Next week, I'm supposed to be attending a Trival Night held to raise funds for the Tsunami victims. Before I willingly eke out another dollar for this charitable event, I read this article in the New Yorker that made me think twice. Australians have already generously contributed over $10 million the the cause. I'm not saying there is ever a limit put out for something so altruistic, but unfortunately, charity has its own victims as well.
"Nearly 4 million men, women and children have died as a consequence of the Congo civil war. 70 thousand have perished in the genocide in the Darfur region of Sudan. In the year just ended, scores of thousands died in wars and massacres elsewhere in Africa, in Asia, in the archipelogoes of the Pacific, and, of course, in Iraq. Less dramatically, but just as lethally, 2 million people died of malaria around the world, and another million and a half of diarrhea. 5 million children died of hunger. 3 million died of AIDS, mostly in Africa...
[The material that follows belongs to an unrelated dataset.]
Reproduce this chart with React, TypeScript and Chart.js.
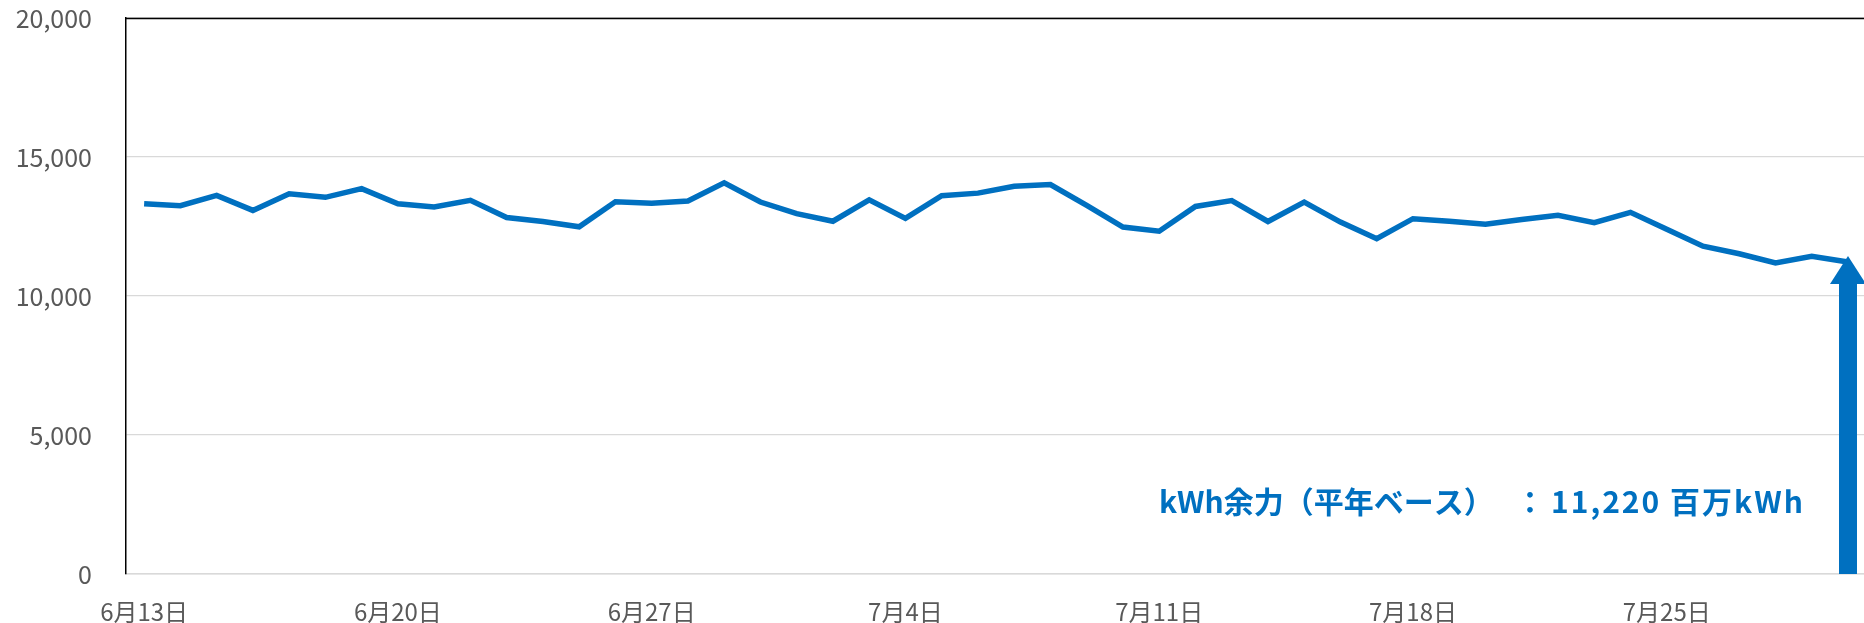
import React, { useEffect, useRef } from "react";
import { Chart, registerables } from "chart.js";

Chart.register(...registerables);

const categories: string[] = [
  "6月13日", "6月14日", "6月15日", "6月16日", "6月17日", "6月18日", "6月19日",
  "6月20日", "6月21日", "6月22日", "6月23日", "6月24日", "6月25日", "6月26日",
  "6月27日", "6月28日", "6月29日", "6月30日", "7月1日", "7月2日", "7月3日",
  "7月4日", "7月5日", "7月6日", "7月7日", "7月8日", "7月9日", "7月10日",
  "7月11日", "7月12日", "7月13日", "7月14日", "7月15日", "7月16日", "7月17日",
  "7月18日", "7月19日", "7月20日", "7月21日", "7月22日", "7月23日", "7月24日",
  "7月25日", "7月26日", "7月27日", "7月28日", "7月29日", "7月30日",
];

const kwhMargin: number[] = [
  13320, 13250, 13620, 13080, 13680, 13550, 13860,
  13320, 13200, 13440, 12820, 12680, 12490, 13390,
  13340, 13420, 14070, 13380, 12960, 12690, 13460,
  12790, 13610, 13700, 13950, 14010, 13260, 12480,
  12330, 13220, 13430, 12680, 13380, 12660, 12060,
  12780, 12690, 12580, 12750, 12900, 12640, 13010,
  12400, 11790, 11520, 11190, 11430, 11220,
];

const shownTickLabels: string[] = ["6月13日", "6月20日", "6月27日", "7月4日", "7月11日", "7月18日", "7月25日"];

const yMin = 0;
const yMax = 20000;
const yStep = 5000;

const annotationTitle = "kWh余力（平年ベース）";
const annotationColon = "：";
const annotationValue = "11,220 百万kWh";

const BLUE = "#0070C0";
const FONT = "'Noto Sans CJK JP', 'Noto Sans', sans-serif";

const overlayPlugin = {
  id: "overlay",
  afterDatasetsDraw(chart: any) {
    const { ctx, chartArea, scales } = chart;
    const xs = scales.x;
    const ys = scales.y;
    ctx.save();
    // top border of plot area
    ctx.strokeStyle = "#000000";
    ctx.lineWidth = 1.5;
    ctx.beginPath();
    ctx.moveTo(chartArea.left, chartArea.top + 0.5);
    ctx.lineTo(chartArea.right, chartArea.top + 0.5);
    ctx.stroke();

    // arrow at the last point
    const li = kwhMargin.length - 1;
    const ax = xs.getPixelForValue(li);
    const tip = ys.getPixelForValue(kwhMargin[li]) - 6;
    const base = ys.getPixelForValue(0);
    const shaftW = 18;
    const headW = 36;
    const headH = 28;
    ctx.fillStyle = BLUE;
    ctx.fillRect(ax - shaftW / 2, tip + headH - 1, shaftW, base - tip - headH + 1);
    ctx.beginPath();
    ctx.moveTo(ax, tip);
    ctx.lineTo(ax + headW / 2, tip + headH);
    ctx.lineTo(ax - headW / 2, tip + headH);
    ctx.closePath();
    ctx.fill();

    // annotation text
    ctx.font = `bold 30px ${FONT}`;
    ctx.textBaseline = "middle";
    ctx.textAlign = "left";
    const ty = 502;
    ctx.fillText(annotationTitle, 1159, ty);
    ctx.textAlign = "center";
    ctx.fillText(annotationColon, 1530, ty);
    ctx.textAlign = "left";
    try {
      (ctx as any).letterSpacing = "2px";
    } catch (e) {}
    ctx.fillText(annotationValue, 1551, ty);
    ctx.restore();
  },
};

export default function App() {
  const canvasRef = useRef<HTMLCanvasElement | null>(null);

  useEffect(() => {
    if (!canvasRef.current) return;
    const chart = new Chart(canvasRef.current, {
      type: "line",
      data: {
        labels: categories,
        datasets: [
          {
            label: "kWh余力",
            data: kwhMargin,
            borderColor: BLUE,
            backgroundColor: BLUE,
            borderWidth: 5.5,
            borderJoinStyle: "miter",
            pointRadius: 0,
            tension: 0,
            fill: false,
          },
        ],
      },
      options: {
        responsive: false,
        animation: false,
        layout: { autoPadding: false, padding: { top: 18, right: 0, left: 0, bottom: 0 } },
        plugins: { legend: { display: false }, tooltip: { enabled: false } },
        scales: {
          x: {
            type: "category",
            offset: true,
            grid: { display: false, drawTicks: false },
            border: { display: true, color: "#d9d9d9", width: 1.5 },
            ticks: {
              autoSkip: false,
              maxRotation: 0,
              minRotation: 0,
              padding: 23,
              color: "#595959",
              font: { family: FONT, size: 24 },
              callback: (_v: any, i: number) =>
                shownTickLabels.includes(categories[i]) ? categories[i] : "",
            },
            afterFit: (scale: any) => {
              scale.height = 49;
            },
          },
          y: {
            min: yMin,
            max: yMax,
            grid: {
              color: "#d9d9d9",
              lineWidth: 1.2,
              drawTicks: true,
              tickLength: 31,
              tickColor: "rgba(0,0,0,0)",
            },
            border: { display: true, color: "#000000", width: 1.5 },
            ticks: {
              stepSize: yStep,
              padding: 3,
              color: "#595959",
              font: { family: FONT, size: 25 },
            },
            afterFit: (scale: any) => {
              scale.width = 126;
            },
          },
        },
      },
      plugins: [overlayPlugin],
    });
    return () => chart.destroy();
  }, []);

  return (
    <div style={{ position: "absolute", left: 0, top: 0, width: 1864, height: 623, overflow: "hidden", background: "#fff" }}>
      <canvas ref={canvasRef} width={1871} height={623} style={{ display: "block" }} />
    </div>
  );
}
The giant wave that radiated from western Sumatra on the day after Christmas destroyed the lives of at least a hundred and fifty thousand people and the livelihoods of millions more. A hundred and fifty thousand: fifty times the toll of 9/11, but "only" a few per cent of that of the year's slow, more diffuse horrors.
The routine disasters of war and pestilence do, of course, call forth a measure of relief from public and private agencies. But the great tsunami has struck a deeper chord of sympathy."
(Excerpt from The New Yorker, Jan 17 2005)
Guess the charity doesn't just end when the Tsunami does.